長期的には稼げる仕事をつくるということです。特に鹿児島の有する魅力を生かした観光関連産業、そして地理的不利性を克服し世界とつながるIT関連産業を中心に鹿児島市外から「外貨」を稼ぐ産業を伸ばし、特に若年層の雇用確保、所得向上を図り、県外流出の防止と今後必要な高齢者福祉、子育て支援、教育などの財源確保を行い、「責任ある」「持続可能な」鹿児島市をつくります。
――三反園県政下では県と県都である鹿児島市がうまくかみ合わず、「停滞」をもたらしました。塩田康一知事とはラ・サール、東大の先輩後輩ですが、どう連携しますか?
下鶴:塩田知事はラ・サール中高、東京大学法学部と同じ道を歩んだ15年先輩であり、その豊かな行政経験もあわせて尊敬する先輩です。ぜひとも県体育館、本港区エリアまちづくり、海を生かした観光振興など県と市の連携が重要な諸課題について、緊密な連携をとっていきたいと考えています。また県議会時代からも塩田知事のデジタルなど新しい技術を積極的に取り入れる新しい感性には共感、共鳴しているところです。この点もともに連携していけるのではないかと思っています。そして自分自身も、県議としての経験も、県の考える方向性を理解・把握しているという意味で生かしていけると考えています。

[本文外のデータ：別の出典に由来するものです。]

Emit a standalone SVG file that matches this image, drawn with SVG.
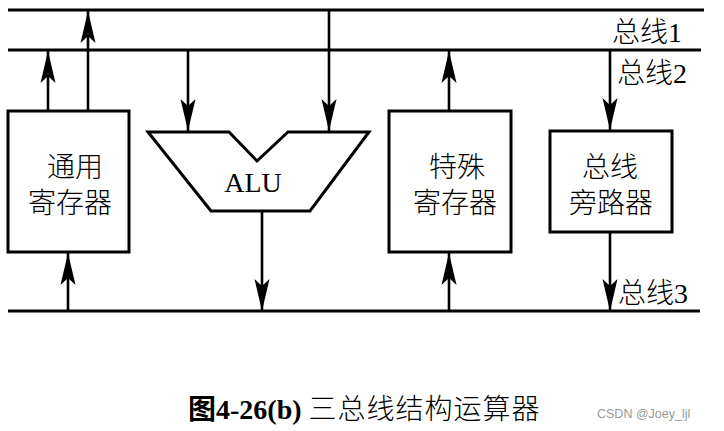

――鹿児島市の郡山地区は川内原発から30キロ圏内の緊急防護措置区域(UPZ)です。県はこの先、原発の運転の20年延長を認めるかどうかの判断を迫られますが、その点についてはどうお考えですか?
下鶴:鹿児島市も郡山地域の一部が30Km圏内に含まれており、市民の命を守るという観点から当事者意識を持って臨みたいと考えています。まずは電力事業者の申請状況、そして塩田知事は県民投票についても言及していらっしゃるので、実施の際の有権者の範囲など、鹿児島市民に対する影響を注視していきたいと考えています。――コロナ対策は待ったなしです。まず最初に何をやりますか?
下鶴:これから冬に向けて「第三波」の到来、季節性インフルエンザとの重複流行などに備えて、「安心」できる感染対策・医療体制の整備が重要です。新しい生活様式の徹底など「コロナにかかりにくい」環境整備とともに、万一クラスターが複数同時に発生した場合でも対応できるPCR検査体制の確保、病床の確保とともに、病床逼迫時に備えた軽症者・無症状者向けホテルの確保の検討など、市民の皆様が「安心」できる仕組みづくりを、国、県や各関連団体と連携を取りながら進めてまいります。――お疲れのところ、ありがとうございました。